Code that draws figures:
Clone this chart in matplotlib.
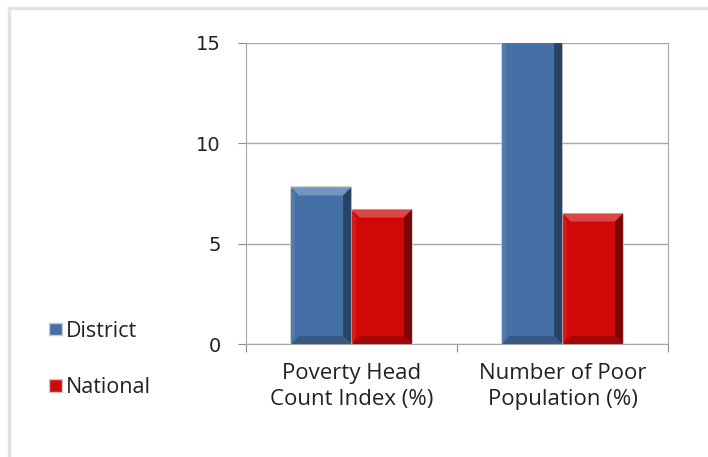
import matplotlib
matplotlib.use("Agg")
import matplotlib.pyplot as plt
from matplotlib.patches import Polygon, Rectangle, Patch
import numpy as np

# data
categories = ["Poverty Head\nCount Index (%)", "Number of Poor\nPopulation (%)"]
district = [7.8, 20.0]   # second bar runs off the top of the axis
national = [6.7, 6.5]
series_names = ["District", "National"]

blue = "#4470a5"
red = "#d00808"

plt.rcParams['font.family'] = ['Open Sans', 'DejaVu Sans']

fig = plt.figure(figsize=(7.08, 4.57), dpi=100)
ax = fig.add_axes([246 / 708, 1 - 344 / 457, 422 / 708, 301 / 457])

x = np.arange(len(categories))
w = 0.285
off = 0.144

ax.set_xlim(-0.5, 1.5)
ax.set_ylim(0, 15)

def shade(c, f):
    rgb = np.array(matplotlib.colors.to_rgb(c))
    if f > 0:
        return tuple(rgb + (1 - rgb) * f)
    return tuple(rgb * (1 + f))

def bevel_bar(xc, h, color):
    x0, x1 = xc - w / 2, xc + w / 2
    ax.bar(xc, h, w, color=color, edgecolor="#c8c8c8", linewidth=1.2, zorder=3)
    bx = 8 / 211      # bevel width in data units (~8 px)
    by = 8 / 301 * 15  # bevel height in data units (~8 px)
    polys = [
        ([(x0, h), (x1, h), (x1 - bx, h - by), (x0 + bx, h - by)], shade(color, 0.25)),
        ([(x1, h), (x1, 0), (x1 - bx, by), (x1 - bx, h - by)], shade(color, -0.4)),
        ([(x0, 0), (x1, 0), (x1 - bx, by), (x0 + bx, by)], shade(color, -0.2)),
        ([(x0, 0), (x0, h), (x0 + bx / 2, h - by), (x0 + bx / 2, by)], shade(color, 0.08)),
    ]
    for pts, col in polys:
        ax.add_patch(Polygon(pts, closed=True, facecolor=col, edgecolor="none", zorder=4))

for i in range(len(categories)):
    bevel_bar(x[i] - off, district[i], blue)
    bevel_bar(x[i] + off, national[i], red)

ax.set_yticks([0, 5, 10, 15])
ax.yaxis.grid(True, color="#a6a6a6", linewidth=1)
ax.set_axisbelow(True)
ax.tick_params(axis="y", length=6, color="#8c8c8c", labelsize=14, pad=12, labelcolor="#222222")
for lab in ax.get_yticklabels():
    lab.set_family("DejaVu Sans")

ax.set_xticks([-0.5, 0.5, 1.5])
ax.set_xticklabels([])
ax.set_xticks(x, minor=True)
ax.set_xticklabels(categories, minor=True, fontsize=16, color="#222222", linespacing=1.3)
ax.tick_params(axis="x", which="major", length=6, color="#8c8c8c")
ax.tick_params(axis="x", which="minor", length=0, pad=14)

for s in ["left", "right", "bottom"]:
    ax.spines[s].set_color("#a6a6a6")
ax.spines["top"].set_visible(False)

handles = [Patch(facecolor=blue, edgecolor="#c8c8c8"), Patch(facecolor=red, edgecolor="#c8c8c8")]
fig.legend(handles, series_names, loc="upper left", bbox_to_anchor=(40 / 708, 1 - 312 / 457),
           frameon=False, fontsize=15.5, handlelength=0.6, handleheight=0.55,
           handletextpad=0.2, labelspacing=1.65, borderaxespad=0, labelcolor="#222222")

fig.patches.append(Rectangle((9 / 708, -0.1), 1.2, (457 - 8) / 457 + 0.1,
                             transform=fig.transFigure, fill=False,
                             edgecolor="#e2e2e2", linewidth=2.5))

fig.savefig("out.png", dpi=100)
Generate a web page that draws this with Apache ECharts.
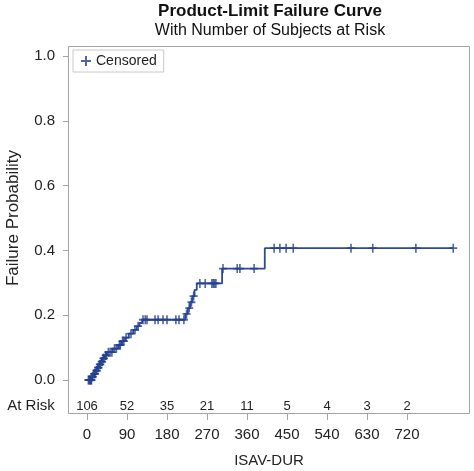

▶ Task directions:
Every record above must be given again exactly; drop the pictures.

▶ Written solution:
Clone this chart in matplotlib.
import matplotlib
matplotlib.use("Agg")
import matplotlib.pyplot as plt
from matplotlib.patches import Polygon, Rectangle, Patch
import numpy as np

# data
categories = ["Poverty Head\nCount Index (%)", "Number of Poor\nPopulation (%)"]
district = [7.8, 20.0]   # second bar runs off the top of the axis
national = [6.7, 6.5]
series_names = ["District", "National"]

blue = "#4470a5"
red = "#d00808"

plt.rcParams['font.family'] = ['Open Sans', 'DejaVu Sans']

fig = plt.figure(figsize=(7.08, 4.57), dpi=100)
ax = fig.add_axes([246 / 708, 1 - 344 / 457, 422 / 708, 301 / 457])

x = np.arange(len(categories))
w = 0.285
off = 0.144

ax.set_xlim(-0.5, 1.5)
ax.set_ylim(0, 15)

def shade(c, f):
    rgb = np.array(matplotlib.colors.to_rgb(c))
    if f > 0:
        return tuple(rgb + (1 - rgb) * f)
    return tuple(rgb * (1 + f))

def bevel_bar(xc, h, color):
    x0, x1 = xc - w / 2, xc + w / 2
    ax.bar(xc, h, w, color=color, edgecolor="#c8c8c8", linewidth=1.2, zorder=3)
    bx = 8 / 211      # bevel width in data units (~8 px)
    by = 8 / 301 * 15  # bevel height in data units (~8 px)
    polys = [
        ([(x0, h), (x1, h), (x1 - bx, h - by), (x0 + bx, h - by)], shade(color, 0.25)),
        ([(x1, h), (x1, 0), (x1 - bx, by), (x1 - bx, h - by)], shade(color, -0.4)),
        ([(x0, 0), (x1, 0), (x1 - bx, by), (x0 + bx, by)], shade(color, -0.2)),
        ([(x0, 0), (x0, h), (x0 + bx / 2, h - by), (x0 + bx / 2, by)], shade(color, 0.08)),
    ]
    for pts, col in polys:
        ax.add_patch(Polygon(pts, closed=True, facecolor=col, edgecolor="none", zorder=4))

for i in range(len(categories)):
    bevel_bar(x[i] - off, district[i], blue)
    bevel_bar(x[i] + off, national[i], red)

ax.set_yticks([0, 5, 10, 15])
ax.yaxis.grid(True, color="#a6a6a6", linewidth=1)
ax.set_axisbelow(True)
ax.tick_params(axis="y", length=6, color="#8c8c8c", labelsize=14, pad=12, labelcolor="#222222")
for lab in ax.get_yticklabels():
    lab.set_family("DejaVu Sans")

ax.set_xticks([-0.5, 0.5, 1.5])
ax.set_xticklabels([])
ax.set_xticks(x, minor=True)
ax.set_xticklabels(categories, minor=True, fontsize=16, color="#222222", linespacing=1.3)
ax.tick_params(axis="x", which="major", length=6, color="#8c8c8c")
ax.tick_params(axis="x", which="minor", length=0, pad=14)

for s in ["left", "right", "bottom"]:
    ax.spines[s].set_color("#a6a6a6")
ax.spines["top"].set_visible(False)

handles = [Patch(facecolor=blue, edgecolor="#c8c8c8"), Patch(facecolor=red, edgecolor="#c8c8c8")]
fig.legend(handles, series_names, loc="upper left", bbox_to_anchor=(40 / 708, 1 - 312 / 457),
           frameon=False, fontsize=15.5, handlelength=0.6, handleheight=0.55,
           handletextpad=0.2, labelspacing=1.65, borderaxespad=0, labelcolor="#222222")

fig.patches.append(Rectangle((9 / 708, -0.1), 1.2, (457 - 8) / 457 + 0.1,
                             transform=fig.transFigure, fill=False,
                             edgecolor="#e2e2e2", linewidth=2.5))

fig.savefig("out.png", dpi=100)
Generate a web page that draws this with Apache ECharts.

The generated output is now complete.